The biggest limitation I’ve found is hard drive space. Most VPS solutions just don’t give you very much space. I’ve got 6 GB available on my site. While that’s not too bad, I would have preferred quite a bit more (15 GB would have been great). Once you start adding space, though, the monthly price starts ratcheting up (I think it’s a bit out of line for the value – thankfully 6 GB is something I can live with). I get 200 GB/month of bandwidth and 3 dedicated IP addresses. It runs $40/month, which isn’t too horrible. I’m guessing they must be hoping to get 5-10 VM’s per machine. That would seem to fit for a 72 GB drive w/RAID and the min. dedicated stats of 384 Megs of memory and 200 MHz of CPU. A fully loaded box that all had a lot of traffic might be a little sluggish – thankfully I don’t think the box I’m currently on is anywhere near that (at least yet).
I’ve found the performance to be pretty reasonable.
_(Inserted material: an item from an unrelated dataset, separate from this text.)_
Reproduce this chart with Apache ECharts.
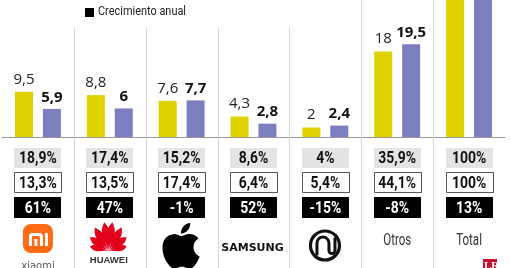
<!DOCTYPE html>
<html><head><meta charset="utf-8">
<script src="https://cdn.jsdelivr.net/npm/echarts/dist/echarts.min.js"></script>
<style>html,body{margin:0;padding:0;background:#fff}#c{width:510px;height:268px}</style>
</head><body><div id="c"></div>
<script>
var categories = ['Xiaomi', 'Huawei', 'Apple', 'Samsung', 'Motorola', 'Otros', 'Total'];
var ventasActual = [9.5, 8.8, 7.6, 4.3, 2, 18, 50.2];
var ventasPrevio = [5.9, 6, 7.7, 2.8, 2.4, 19.5, 44.3];
var cuotaActual = ['18,9%', '17,4%', '15,2%', '8,6%', '4%', '35,9%', '100%'];
var cuotaPrevia = ['13,3%', '13,5%', '17,4%', '6,4%', '5,4%', '44,1%', '100%'];
var crecimientoAnual = ['61%', '47%', '-1%', '52%', '-15%', '-8%', '13%'];
var legendLabel = 'Crecimiento anual';

var COND = 'Roboto, "DejaVu Sans Condensed", sans-serif';
var YELLOW = '#ddd200', PURPLE = '#7b7fbf';
var totalIdx = categories.indexOf('Total');

function fmt(p) { return String(p.value).replace('.', ','); }
function withHiddenTotal(arr) {
  return arr.map(function (v, i) { return i === totalIdx ? { value: v, label: { show: false } } : v; });
}

function tableRow(texts, y, h, bg, stroke, color) {
  return {
    type: 'custom', silent: true, z: 5,
    data: texts.map(function (t, i) { return [i, 0]; }),
    renderItem: function (params, api) {
      var cx = api.coord([api.value(0), 0])[0];
      var w = 47;
      var x0 = Math.round(cx - w / 2) + (stroke ? 0.5 : 0);
      return { type: 'group', children: [
        { type: 'rect', shape: { x: x0, y: y, width: w, height: h },
          style: { fill: bg, stroke: stroke || null, lineWidth: stroke ? 1 : 0 } },
        { type: 'text', x: cx, y: y + h / 2 + 1, scaleX: 0.82,
          style: { text: texts[params.dataIndex], fill: color, font: 'bold 17px ' + COND,
                   align: 'center', verticalAlign: 'middle' } }
      ] };
    }
  };
}

function petal(bx, by, angDeg, L, W) {
  var a = angDeg * Math.PI / 180, dx = Math.sin(a), dy = -Math.cos(a), nx = Math.cos(a), ny = Math.sin(a);
  var pts = [], N = 16, s, t, h;
  for (s = 0; s <= N; s++) { t = s / N; h = W / 2 * Math.sin(Math.PI * Math.pow(t, 1.6)); pts.push([bx + dx * L * t + nx * h, by + dy * L * t + ny * h]); }
  for (s = N; s >= 0; s--) { t = s / N; h = W / 2 * Math.sin(Math.PI * Math.pow(t, 1.6)); pts.push([bx + dx * L * t - nx * h, by + dy * L * t - ny * h]); }
  return pts;
}

var APPLE = 'M12.152 6.896c-.948 0-2.415-1.078-3.96-1.04-2.04.027-3.91 1.183-4.961 3.014-2.117 3.675-.546 9.103 1.519 12.09 1.013 1.454 2.208 3.09 3.792 3.039 1.52-.065 2.09-.987 3.935-.987 1.831 0 2.35.987 3.96.948 1.637-.026 2.676-1.48 3.676-2.948 1.156-1.688 1.636-3.325 1.662-3.415-.039-.013-3.182-1.221-3.22-4.857-.026-3.04 2.48-4.494 2.597-4.559-1.429-2.09-3.623-2.324-4.39-2.376-2-.156-3.675 1.09-4.61 1.09zM15.53 3.83c.843-1.012 1.4-2.427 1.245-3.83-1.207.052-2.662.805-3.532 1.818-.78.896-1.454 2.338-1.273 3.714 1.338.104 2.715-.688 3.559-1.701z';

var decor = {
  type: 'custom', silent: true, z: 1,
  data: categories.map(function (c, i) { return [i, 0]; }),
  renderItem: function (params, api) {
    var i = params.dataIndex;
    var cx = api.coord([i, 0])[0];
    var band = api.size([1, 0])[0];
    var ch = [];
    if (i < categories.length - 1) {
      var sx = Math.round(cx + band / 2) + 0.5;
      ch.push({ type: 'line', shape: { x1: sx, y1: i < 4 ? 28 : 0, x2: sx, y2: 268 },
        style: { stroke: '#d9d9d9', lineWidth: 1 } });
    }
    var name = categories[i];
    if (name === 'Xiaomi') {
      ch.push({ type: 'group', x: cx - 15, y: 224, children: [
        { type: 'rect', shape: { x: 0, y: 0, width: 30, height: 29, r: 8 }, style: { fill: '#ff6a13' } },
        { type: 'path', shape: { pathData: 'M6,22 V12.5 Q6,9 9.5,9 H16.5 Q20,9 20,12.5 V22 H17 V13.5 Q17,12 15.5,12 H9 V22 Z' }, style: { fill: '#fff' } },
        { type: 'rect', shape: { x: 11.5, y: 15, width: 3, height: 7 }, style: { fill: '#fff' } },
        { type: 'rect', shape: { x: 22, y: 9, width: 3, height: 13 }, style: { fill: '#fff' } }
      ] });
      ch.push({ type: 'text', x: cx, y: 266, style: { text: 'xiaomi', fill: '#555', font: '10px "DejaVu Sans", sans-serif', align: 'center', verticalAlign: 'middle' } });
    } else if (name === 'Huawei') {
      var bx = cx - 1.5, by = 251;
      var specs = [[8, 29, 7.5], [30, 27, 7.5], [53, 23, 7], [76, 19, 6]];
      specs.forEach(function (s) {
        ch.push({ type: 'polygon', shape: { points: petal(bx, by, s[0], s[1], s[2]) }, style: { fill: '#e3001b' } });
        ch.push({ type: 'polygon', shape: { points: petal(bx, by, -s[0], s[1], s[2]) }, style: { fill: '#e3001b' } });
      });
      ch.push({ type: 'text', x: cx - 1, y: 260, style: { text: 'HUAWEI', fill: '#333', font: 'bold 9.5px "Liberation Sans", sans-serif', align: 'center', verticalAlign: 'middle' } });
    } else if (name === 'Apple') {
      ch.push({ type: 'group', x: cx - 23.4, y: 223, scaleX: 1.9, scaleY: 1.9, children: [
        { type: 'path', shape: { pathData: APPLE }, style: { fill: '#000' } }
      ] });
    } else if (name === 'Samsung') {
      ch.push({ type: 'text', x: cx - 1, y: 248.5, style: { text: 'SAMSUNG', fill: '#111', font: 'bold 11px "DejaVu Sans", sans-serif', align: 'center', verticalAlign: 'middle' } });
    } else if (name === 'Motorola') {
      ch.push({ type: 'group', x: cx - 0.4, y: 245.5, children: [
        { type: 'circle', shape: { cx: 0, cy: 0, r: 14.5 }, style: { fill: 'none', stroke: '#111', lineWidth: 3.2 } },
        { type: 'path', shape: { pathData: 'M-8,10 L-8,-2.5 A6,6 0 0 1 4,-2.5 L4,5 A3,3 0 0 0 10,5 L10,-8' }, style: { fill: 'none', stroke: '#111', lineWidth: 3 } }
      ] });
    } else {
      ch.push({ type: 'text', x: cx, y: 241, scaleX: 0.72, style: { text: name, fill: '#333', font: '16px ' + COND, align: 'center', verticalAlign: 'middle' } });
    }
    return { type: 'group', children: ch };
  }
};

var chart = echarts.init(document.getElementById('c'), null, { renderer: 'canvas' });
chart.setOption({
  animation: false,
  backgroundColor: '#fff',
  grid: { left: 2, right: 5, top: 0, bottom: 131 },
  xAxis: { type: 'category', data: categories, axisTick: { show: false }, axisLabel: { show: false },
    axisLine: { lineStyle: { color: '#9a9a9a', width: 1 } }, splitLine: { show: false } },
  yAxis: { type: 'value', min: 0, max: 28.8, show: false, splitLine: { show: false } },
  series: [
    { name: 'Actual', type: 'bar', data: withHiddenTotal(ventasActual), barWidth: 18, barGap: '55%', clip: true,
      itemStyle: { color: YELLOW },
      label: { show: true, position: 'top', distance: 5, formatter: fmt, fontFamily: '"Open Sans", sans-serif', fontSize: 15, color: '#222' } },
    { name: 'Previo', type: 'bar', data: withHiddenTotal(ventasPrevio), barWidth: 18, clip: true,
      itemStyle: { color: PURPLE },
      label: { show: true, position: 'top', distance: 4, formatter: fmt, fontFamily: '"Open Sans", sans-serif', fontWeight: 'bold', fontSize: 15, color: '#111' } },
    tableRow(cuotaActual, 148, 20, '#e4e4e4', null, '#111'),
    tableRow(cuotaPrevia, 172.5, 20, '#fff', '#555', '#111'),
    tableRow(crecimientoAnual, 197, 21, '#000', null, '#fff'),
    decor
  ],
  graphic: [
    { type: 'rect', left: 85, top: 8, shape: { width: 9, height: 9 }, style: { fill: '#000' } },
    { type: 'text', left: 98, top: 5, scaleX: 0.81, style: { text: legendLabel, fill: '#222', font: '13.5px ' + COND } },
    { type: 'rect', left: 483, top: 259, shape: { width: 14, height: 12 }, style: { fill: '#c8102e' } },
    { type: 'text', left: 484, top: 261, style: { text: 'LR', fill: '#fff', font: 'bold 11px "Liberation Serif", serif' } }
  ]
});
</script></body></html>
Of course, the VM for my site is idle most of the day so I’m not really pushing it <g>. Jeff’s site generates a huge amount of traffic; he had more visitors in a few seconds than I’ll get in a day (take a look at his traffic stats which are available as a link off the main Coding Horror page). When I was looking it appeared most VPS solutions are limited by the bandwidth per month available, 200-300 GB/month on average (a few sites offered more but had terrible reviews). At his level (maybe 2000GB/month based on the estimate someone posted of 5.7 Mbit/sec of traffic) I’d be tempted to want to just go with unmetered hosting (and once you hit that level, you’re really going to want to be on a dedicated box). There seems to be a bit of a margin here from various hosts (unmetered vs metered), so I guess YMMV.
Of course, there is nothing keeping you from then running a virtual server on your dedicated box. There is something really attractive about being able to just take a snapshot of the VM image and drop it on a new box if you need to scale performance (or run multiple copies of the image on a few boxes). Or, imagine your host running into connectivity issues. You could just take the VM image and move it to a backup host really quickly.
One huge thing to consider is the price of virtualization on performance. I found a really interesting article that went more in depth about it. Cliff notes version – he saw an approx. 40% performance hit on the total requests that a machine can handle. That may kill any fantasies about virtualizing a server for some of you <g>. But, like most things, there are tradeoffs which may still make it an attractive alternative.